Objective »
Extract everything from the first line through the line with "anchor=base] (h2hlabel) at", both ends included, except for any pictures.
# start of Source excerpt
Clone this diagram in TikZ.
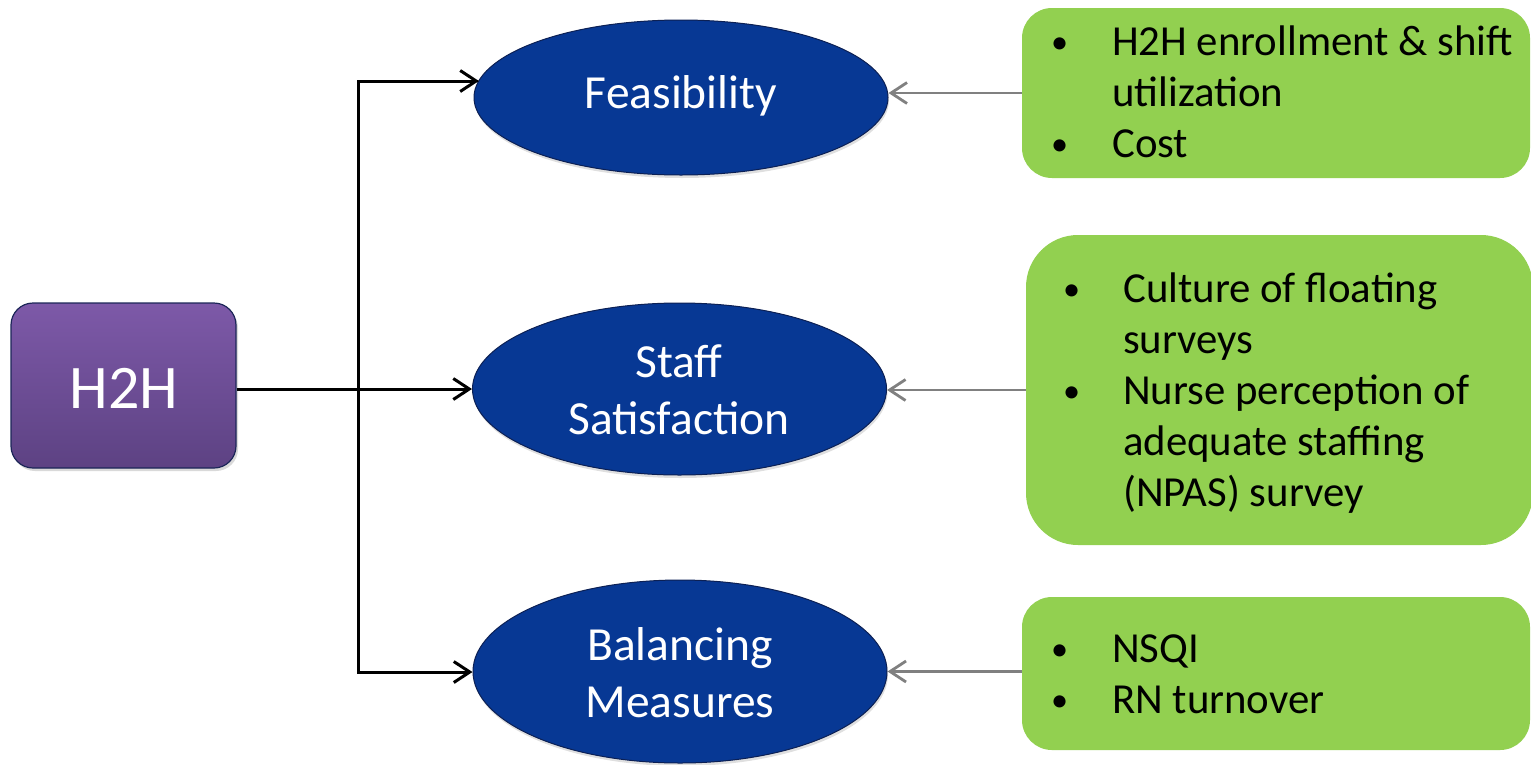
\documentclass[tikz,border=0pt]{standalone}
\usepackage{fontspec}
\setmainfont{Carlito}
\usetikzlibrary{arrows.meta,shapes.geometric,shadows}

\definecolor{roottop}{RGB}{125,89,168}
\definecolor{rootbot}{RGB}{93,66,131}
\definecolor{rootedge}{RGB}{28,38,88}
\definecolor{ovalfill}{RGB}{7,56,148}
\definecolor{ovaledge}{RGB}{12,32,84}
\definecolor{leaf}{RGB}{146,208,80}
\definecolor{feed}{RGB}{128,128,128}

\tikzset{barb/.tip={Straight Barb[length=16pt, width=21pt]}}
\newcommand{\dotmark}{\raisebox{1.5pt}{\scalebox{0.8}{•}}}

\begin{document}
\begin{tikzpicture}[x=1pt,y=-1pt,
  rootbox/.style={rectangle, rounded corners=22pt, top color=roottop,
    bottom color=rootbot, draw=rootedge, line width=1.2pt,
    minimum width=225pt, minimum height=165pt, inner sep=0pt,
    drop shadow={opacity=0.3, shadow xshift=2pt, shadow yshift=-3pt}},
  oval/.style={ellipse, fill=ovalfill, draw=ovaledge, line width=1pt,
    minimum width=414pt, inner sep=0pt,
    drop shadow={opacity=0.25, shadow xshift=1pt, shadow yshift=-3pt}},
  leafbox/.style={rectangle, fill=leaf, inner sep=0pt},
  roottext/.style={text=white, font=\fontsize{62}{74}\selectfont, inner sep=0pt},
  ovaltext/.style={text=white, font=\fontsize{47.5}{57.5}\selectfont, inner sep=0pt, anchor=base},
  leaftext/.style={text=black, font=\fontsize{42.8}{51.2}\selectfont, inner sep=0pt, anchor=base west},
  trunk/.style={draw=black, line width=3pt, line join=miter},
  feedline/.style={draw=feed, line width=2.8pt}
]
\useasboundingbox (0,0) rectangle (1531,764);

% root of the tree
\node[rootbox] (h2h) at (123.5,385.5) {};
\node[roottext, anchor=base] (h2hlabel) at (124,408) {H2H};

% the three measure groups
\node[oval, minimum height=155pt] (e1) at (681,97.5) {};
\node[oval, minimum height=172pt] (e2) at (679.5,389) {};
\node[oval, minimum height=183pt] (e3) at (680,671.5) {};
\node[ovaltext] (e1label) at (681,108) {Feasibility};
\node[ovaltext] (e2label) at (679,377)
  {\begin{tabular}[t]{@{}c@{}}Staff\\Satisfaction\end{tabular}};
\node[ovaltext] (e3label) at (680,660)
  {\begin{tabular}[t]{@{}c@{}}Balancing\\Measures\end{tabular}};

% data sources for each group
\node[leafbox, rounded corners=30pt, minimum width=508pt, minimum height=170pt] (g1) at (1276,93) {};
\node[leafbox, rounded corners=52pt, minimum width=507pt, minimum height=310pt] (g2) at (1279.5,390) {};
\node[leafbox, rounded corners=30pt, minimum width=508pt, minimum height=153pt] (g3) at (1276,673.5) {};

\node[leaftext] (g1text) at (1051,55)
  {\begin{tabular}[t]{@{}p{61pt}@{}l@{}}
   \dotmark& H2H enrollment \& shift\\
    & utilization\\
   \dotmark& Cost
   \end{tabular}};
\node[leaftext] (g2text) at (1063,302)
  {\begin{tabular}[t]{@{}p{60pt}@{}l@{}}
   \dotmark& Culture of floating\\
    & surveys\\
   \dotmark& Nurse perception of\\
    & adequate staffing\\
    & (NPAS) survey
   \end{tabular}};
\node[leaftext] (g3text) at (1051,662)
  {\begin{tabular}[t]{@{}p{61pt}@{}l@{}}
   \dotmark& NSQI\\
   \dotmark& RN turnover
   \end{tabular}};

% branching connectors from the root
\coordinate (jt) at (358,81);
\coordinate (jb) at (358,672);
\draw[trunk, {barb}-{barb}] (jt -| e1.175) -- (jt) -- (jb) -- (jb -| e3.west);
\draw[trunk, -{barb}] (h2h.east |- e2.west) -- (e2.west);

% feeds from the data sources
\draw[feedline, -{barb}] (g1.west) -- (g1.west -| e1.east);
\draw[feedline, -{barb}] (g2.west) -- (g2.west -| e2.east);
\draw[feedline, -{barb}] (g3.west |- e3.east) -- (e3.east);
\end{tikzpicture}
\end{document}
# end of Source excerpt
Exercise answer »
Clone this diagram in TikZ.
\documentclass[tikz,border=0pt]{standalone}
\usepackage{fontspec}
\setmainfont{Carlito}
\usetikzlibrary{arrows.meta,shapes.geometric,shadows}

\definecolor{roottop}{RGB}{125,89,168}
\definecolor{rootbot}{RGB}{93,66,131}
\definecolor{rootedge}{RGB}{28,38,88}
\definecolor{ovalfill}{RGB}{7,56,148}
\definecolor{ovaledge}{RGB}{12,32,84}
\definecolor{leaf}{RGB}{146,208,80}
\definecolor{feed}{RGB}{128,128,128}

\tikzset{barb/.tip={Straight Barb[length=16pt, width=21pt]}}
\newcommand{\dotmark}{\raisebox{1.5pt}{\scalebox{0.8}{•}}}

\begin{document}
\begin{tikzpicture}[x=1pt,y=-1pt,
  rootbox/.style={rectangle, rounded corners=22pt, top color=roottop,
    bottom color=rootbot, draw=rootedge, line width=1.2pt,
    minimum width=225pt, minimum height=165pt, inner sep=0pt,
    drop shadow={opacity=0.3, shadow xshift=2pt, shadow yshift=-3pt}},
  oval/.style={ellipse, fill=ovalfill, draw=ovaledge, line width=1pt,
    minimum width=414pt, inner sep=0pt,
    drop shadow={opacity=0.25, shadow xshift=1pt, shadow yshift=-3pt}},
  leafbox/.style={rectangle, fill=leaf, inner sep=0pt},
  roottext/.style={text=white, font=\fontsize{62}{74}\selectfont, inner sep=0pt},
  ovaltext/.style={text=white, font=\fontsize{47.5}{57.5}\selectfont, inner sep=0pt, anchor=base},
  leaftext/.style={text=black, font=\fontsize{42.8}{51.2}\selectfont, inner sep=0pt, anchor=base west},
  trunk/.style={draw=black, line width=3pt, line join=miter},
  feedline/.style={draw=feed, line width=2.8pt}
]
\useasboundingbox (0,0) rectangle (1531,764);

% root of the tree
\node[rootbox] (h2h) at (123.5,385.5) {};
\node[roottext, anchor=base] (h2hlabel) at (124,408) {H2H};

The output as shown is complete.